▸ **Required task**: Retype the whole listing verbatim and keep the pictures out of it.

#### Available data

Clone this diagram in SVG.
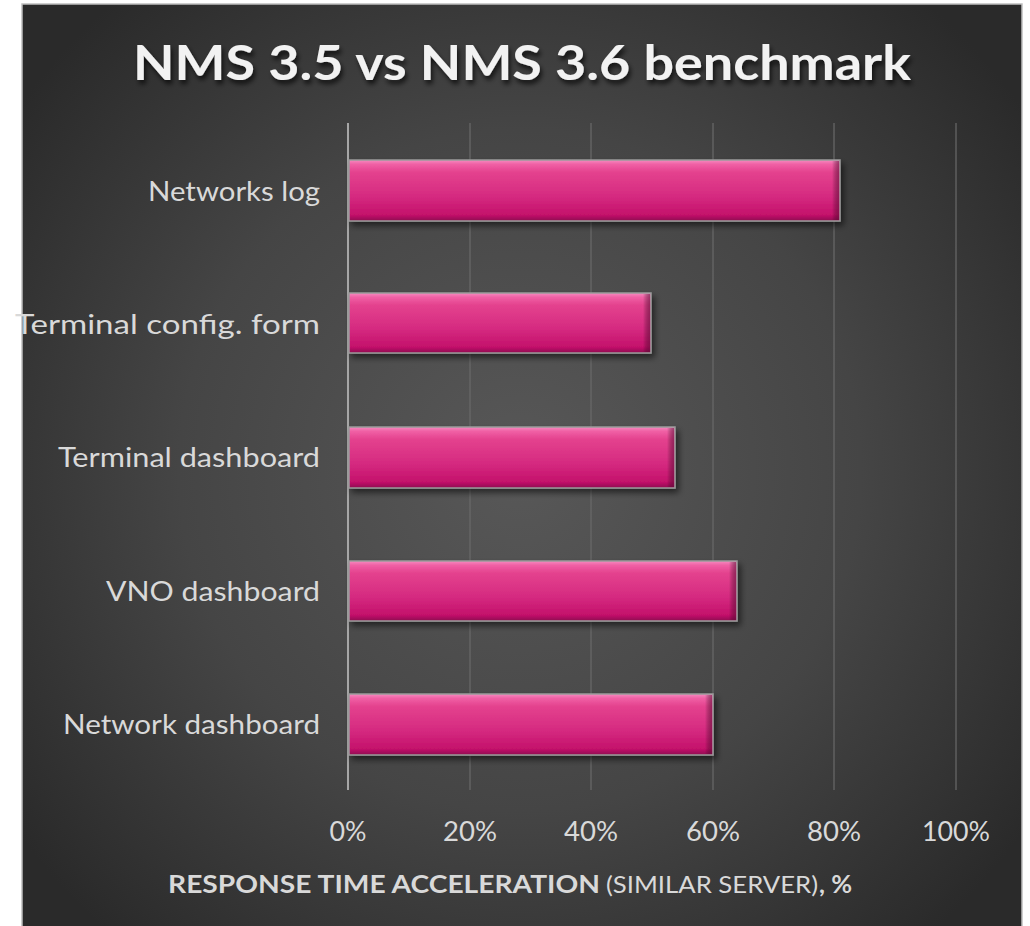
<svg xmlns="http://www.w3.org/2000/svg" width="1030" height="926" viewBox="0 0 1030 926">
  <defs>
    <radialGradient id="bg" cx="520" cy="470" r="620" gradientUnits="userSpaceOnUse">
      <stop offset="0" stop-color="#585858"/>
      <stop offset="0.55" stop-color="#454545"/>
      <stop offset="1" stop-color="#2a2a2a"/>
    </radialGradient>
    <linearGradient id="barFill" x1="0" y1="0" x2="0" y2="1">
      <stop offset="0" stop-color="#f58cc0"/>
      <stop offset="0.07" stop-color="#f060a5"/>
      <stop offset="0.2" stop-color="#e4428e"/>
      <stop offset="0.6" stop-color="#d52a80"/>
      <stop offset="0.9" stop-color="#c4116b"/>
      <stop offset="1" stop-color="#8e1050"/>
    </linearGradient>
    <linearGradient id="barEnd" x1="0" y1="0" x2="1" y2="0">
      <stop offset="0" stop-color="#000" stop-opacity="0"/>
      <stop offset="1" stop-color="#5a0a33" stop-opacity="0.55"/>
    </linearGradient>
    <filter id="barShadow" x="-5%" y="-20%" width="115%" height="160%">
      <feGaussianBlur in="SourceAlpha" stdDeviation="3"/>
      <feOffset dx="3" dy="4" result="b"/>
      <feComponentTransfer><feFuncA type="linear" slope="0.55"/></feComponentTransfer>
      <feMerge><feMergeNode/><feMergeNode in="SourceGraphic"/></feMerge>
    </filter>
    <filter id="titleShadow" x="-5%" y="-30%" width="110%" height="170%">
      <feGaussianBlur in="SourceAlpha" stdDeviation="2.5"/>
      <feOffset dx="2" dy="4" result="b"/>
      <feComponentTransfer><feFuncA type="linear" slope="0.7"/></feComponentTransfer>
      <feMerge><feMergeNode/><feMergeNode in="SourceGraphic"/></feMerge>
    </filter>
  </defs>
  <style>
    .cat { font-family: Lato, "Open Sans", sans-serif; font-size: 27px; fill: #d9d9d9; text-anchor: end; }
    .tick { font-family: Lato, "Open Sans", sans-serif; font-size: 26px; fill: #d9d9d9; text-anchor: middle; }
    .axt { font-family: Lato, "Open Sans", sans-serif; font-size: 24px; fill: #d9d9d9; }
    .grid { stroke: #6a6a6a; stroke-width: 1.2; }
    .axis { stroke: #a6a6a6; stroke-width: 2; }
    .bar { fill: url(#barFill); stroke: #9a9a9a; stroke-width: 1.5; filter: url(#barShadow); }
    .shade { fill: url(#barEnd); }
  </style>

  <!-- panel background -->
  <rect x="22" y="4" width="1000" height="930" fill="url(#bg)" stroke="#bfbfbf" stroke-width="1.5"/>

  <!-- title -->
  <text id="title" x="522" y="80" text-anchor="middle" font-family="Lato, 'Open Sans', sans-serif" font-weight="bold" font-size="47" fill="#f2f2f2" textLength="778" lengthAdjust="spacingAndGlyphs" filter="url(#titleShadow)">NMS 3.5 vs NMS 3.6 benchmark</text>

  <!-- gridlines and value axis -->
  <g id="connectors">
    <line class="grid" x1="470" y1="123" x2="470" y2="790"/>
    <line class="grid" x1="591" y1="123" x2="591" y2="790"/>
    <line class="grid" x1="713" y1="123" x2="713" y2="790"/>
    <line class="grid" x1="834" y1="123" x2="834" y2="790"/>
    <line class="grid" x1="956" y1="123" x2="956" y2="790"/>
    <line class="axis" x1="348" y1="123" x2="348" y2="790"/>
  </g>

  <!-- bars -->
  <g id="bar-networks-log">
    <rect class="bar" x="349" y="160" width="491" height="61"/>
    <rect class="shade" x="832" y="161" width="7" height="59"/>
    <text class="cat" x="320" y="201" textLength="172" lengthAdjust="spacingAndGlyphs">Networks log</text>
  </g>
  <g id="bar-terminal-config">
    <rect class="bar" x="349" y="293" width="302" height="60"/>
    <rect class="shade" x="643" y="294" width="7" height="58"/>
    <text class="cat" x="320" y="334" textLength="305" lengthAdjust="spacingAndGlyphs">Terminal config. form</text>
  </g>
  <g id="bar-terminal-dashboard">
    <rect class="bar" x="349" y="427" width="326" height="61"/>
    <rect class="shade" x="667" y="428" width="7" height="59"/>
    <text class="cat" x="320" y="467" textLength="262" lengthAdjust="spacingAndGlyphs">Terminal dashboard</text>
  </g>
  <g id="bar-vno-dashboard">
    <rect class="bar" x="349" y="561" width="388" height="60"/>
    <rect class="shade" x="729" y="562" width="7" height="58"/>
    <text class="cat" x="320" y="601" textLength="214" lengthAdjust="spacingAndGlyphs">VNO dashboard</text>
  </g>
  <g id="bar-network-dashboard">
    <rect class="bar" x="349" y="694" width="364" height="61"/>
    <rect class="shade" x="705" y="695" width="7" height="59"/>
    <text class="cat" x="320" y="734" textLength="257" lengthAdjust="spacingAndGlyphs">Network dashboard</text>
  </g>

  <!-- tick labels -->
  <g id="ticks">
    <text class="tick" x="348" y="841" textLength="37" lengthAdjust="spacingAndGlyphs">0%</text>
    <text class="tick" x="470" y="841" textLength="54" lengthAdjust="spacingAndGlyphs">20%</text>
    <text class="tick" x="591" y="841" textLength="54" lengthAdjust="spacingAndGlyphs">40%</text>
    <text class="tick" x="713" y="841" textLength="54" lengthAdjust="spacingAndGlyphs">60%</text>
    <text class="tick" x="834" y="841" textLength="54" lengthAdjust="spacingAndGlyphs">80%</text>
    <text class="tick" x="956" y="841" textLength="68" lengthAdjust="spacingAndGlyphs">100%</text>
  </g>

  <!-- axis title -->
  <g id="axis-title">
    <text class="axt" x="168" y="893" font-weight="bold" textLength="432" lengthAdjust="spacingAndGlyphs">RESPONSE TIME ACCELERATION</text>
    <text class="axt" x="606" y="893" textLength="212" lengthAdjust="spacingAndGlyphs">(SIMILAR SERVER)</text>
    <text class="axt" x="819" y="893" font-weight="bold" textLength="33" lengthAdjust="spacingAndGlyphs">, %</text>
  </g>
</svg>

########

▸ **Answer to this problem**:
Clone this diagram in SVG.
<svg xmlns="http://www.w3.org/2000/svg" width="1030" height="926" viewBox="0 0 1030 926">
  <defs>
    <radialGradient id="bg" cx="520" cy="470" r="620" gradientUnits="userSpaceOnUse">
      <stop offset="0" stop-color="#585858"/>
      <stop offset="0.55" stop-color="#454545"/>
      <stop offset="1" stop-color="#2a2a2a"/>
    </radialGradient>
    <linearGradient id="barFill" x1="0" y1="0" x2="0" y2="1">
      <stop offset="0" stop-color="#f58cc0"/>
      <stop offset="0.07" stop-color="#f060a5"/>
      <stop offset="0.2" stop-color="#e4428e"/>
      <stop offset="0.6" stop-color="#d52a80"/>
      <stop offset="0.9" stop-color="#c4116b"/>
      <stop offset="1" stop-color="#8e1050"/>
    </linearGradient>
    <linearGradient id="barEnd" x1="0" y1="0" x2="1" y2="0">
      <stop offset="0" stop-color="#000" stop-opacity="0"/>
      <stop offset="1" stop-color="#5a0a33" stop-opacity="0.55"/>
    </linearGradient>
    <filter id="barShadow" x="-5%" y="-20%" width="115%" height="160%">
      <feGaussianBlur in="SourceAlpha" stdDeviation="3"/>
      <feOffset dx="3" dy="4" result="b"/>
      <feComponentTransfer><feFuncA type="linear" slope="0.55"/></feComponentTransfer>
      <feMerge><feMergeNode/><feMergeNode in="SourceGraphic"/></feMerge>
    </filter>
    <filter id="titleShadow" x="-5%" y="-30%" width="110%" height="170%">
      <feGaussianBlur in="SourceAlpha" stdDeviation="2.5"/>
      <feOffset dx="2" dy="4" result="b"/>
      <feComponentTransfer><feFuncA type="linear" slope="0.7"/></feComponentTransfer>
      <feMerge><feMergeNode/><feMergeNode in="SourceGraphic"/></feMerge>
    </filter>
  </defs>
  <style>
    .cat { font-family: Lato, "Open Sans", sans-serif; font-size: 27px; fill: #d9d9d9; text-anchor: end; }
    .tick { font-family: Lato, "Open Sans", sans-serif; font-size: 26px; fill: #d9d9d9; text-anchor: middle; }
    .axt { font-family: Lato, "Open Sans", sans-serif; font-size: 24px; fill: #d9d9d9; }
    .grid { stroke: #6a6a6a; stroke-width: 1.2; }
    .axis { stroke: #a6a6a6; stroke-width: 2; }
    .bar { fill: url(#barFill); stroke: #9a9a9a; stroke-width: 1.5; filter: url(#barShadow); }
    .shade { fill: url(#barEnd); }
  </style>

  <!-- panel background -->
  <rect x="22" y="4" width="1000" height="930" fill="url(#bg)" stroke="#bfbfbf" stroke-width="1.5"/>

  <!-- title -->
  <text id="title" x="522" y="80" text-anchor="middle" font-family="Lato, 'Open Sans', sans-serif" font-weight="bold" font-size="47" fill="#f2f2f2" textLength="778" lengthAdjust="spacingAndGlyphs" filter="url(#titleShadow)">NMS 3.5 vs NMS 3.6 benchmark</text>

  <!-- gridlines and value axis -->
  <g id="connectors">
    <line class="grid" x1="470" y1="123" x2="470" y2="790"/>
    <line class="grid" x1="591" y1="123" x2="591" y2="790"/>
    <line class="grid" x1="713" y1="123" x2="713" y2="790"/>
    <line class="grid" x1="834" y1="123" x2="834" y2="790"/>
    <line class="grid" x1="956" y1="123" x2="956" y2="790"/>
    <line class="axis" x1="348" y1="123" x2="348" y2="790"/>
  </g>

  <!-- bars -->
  <g id="bar-networks-log">
    <rect class="bar" x="349" y="160" width="491" height="61"/>
    <rect class="shade" x="832" y="161" width="7" height="59"/>
    <text class="cat" x="320" y="201" textLength="172" lengthAdjust="spacingAndGlyphs">Networks log</text>
  </g>
  <g id="bar-terminal-config">
    <rect class="bar" x="349" y="293" width="302" height="60"/>
    <rect class="shade" x="643" y="294" width="7" height="58"/>
    <text class="cat" x="320" y="334" textLength="305" lengthAdjust="spacingAndGlyphs">Terminal config. form</text>
  </g>
  <g id="bar-terminal-dashboard">
    <rect class="bar" x="349" y="427" width="326" height="61"/>
    <rect class="shade" x="667" y="428" width="7" height="59"/>
    <text class="cat" x="320" y="467" textLength="262" lengthAdjust="spacingAndGlyphs">Terminal dashboard</text>
  </g>
  <g id="bar-vno-dashboard">
    <rect class="bar" x="349" y="561" width="388" height="60"/>
    <rect class="shade" x="729" y="562" width="7" height="58"/>
    <text class="cat" x="320" y="601" textLength="214" lengthAdjust="spacingAndGlyphs">VNO dashboard</text>
  </g>
  <g id="bar-network-dashboard">
    <rect class="bar" x="349" y="694" width="364" height="61"/>
    <rect class="shade" x="705" y="695" width="7" height="59"/>
    <text class="cat" x="320" y="734" textLength="257" lengthAdjust="spacingAndGlyphs">Network dashboard</text>
  </g>

  <!-- tick labels -->
  <g id="ticks">
    <text class="tick" x="348" y="841" textLength="37" lengthAdjust="spacingAndGlyphs">0%</text>
    <text class="tick" x="470" y="841" textLength="54" lengthAdjust="spacingAndGlyphs">20%</text>
    <text class="tick" x="591" y="841" textLength="54" lengthAdjust="spacingAndGlyphs">40%</text>
    <text class="tick" x="713" y="841" textLength="54" lengthAdjust="spacingAndGlyphs">60%</text>
    <text class="tick" x="834" y="841" textLength="54" lengthAdjust="spacingAndGlyphs">80%</text>
    <text class="tick" x="956" y="841" textLength="68" lengthAdjust="spacingAndGlyphs">100%</text>
  </g>

  <!-- axis title -->
  <g id="axis-title">
    <text class="axt" x="168" y="893" font-weight="bold" textLength="432" lengthAdjust="spacingAndGlyphs">RESPONSE TIME ACCELERATION</text>
    <text class="axt" x="606" y="893" textLength="212" lengthAdjust="spacingAndGlyphs">(SIMILAR SERVER)</text>
    <text class="axt" x="819" y="893" font-weight="bold" textLength="33" lengthAdjust="spacingAndGlyphs">, %</text>
  </g>
</svg>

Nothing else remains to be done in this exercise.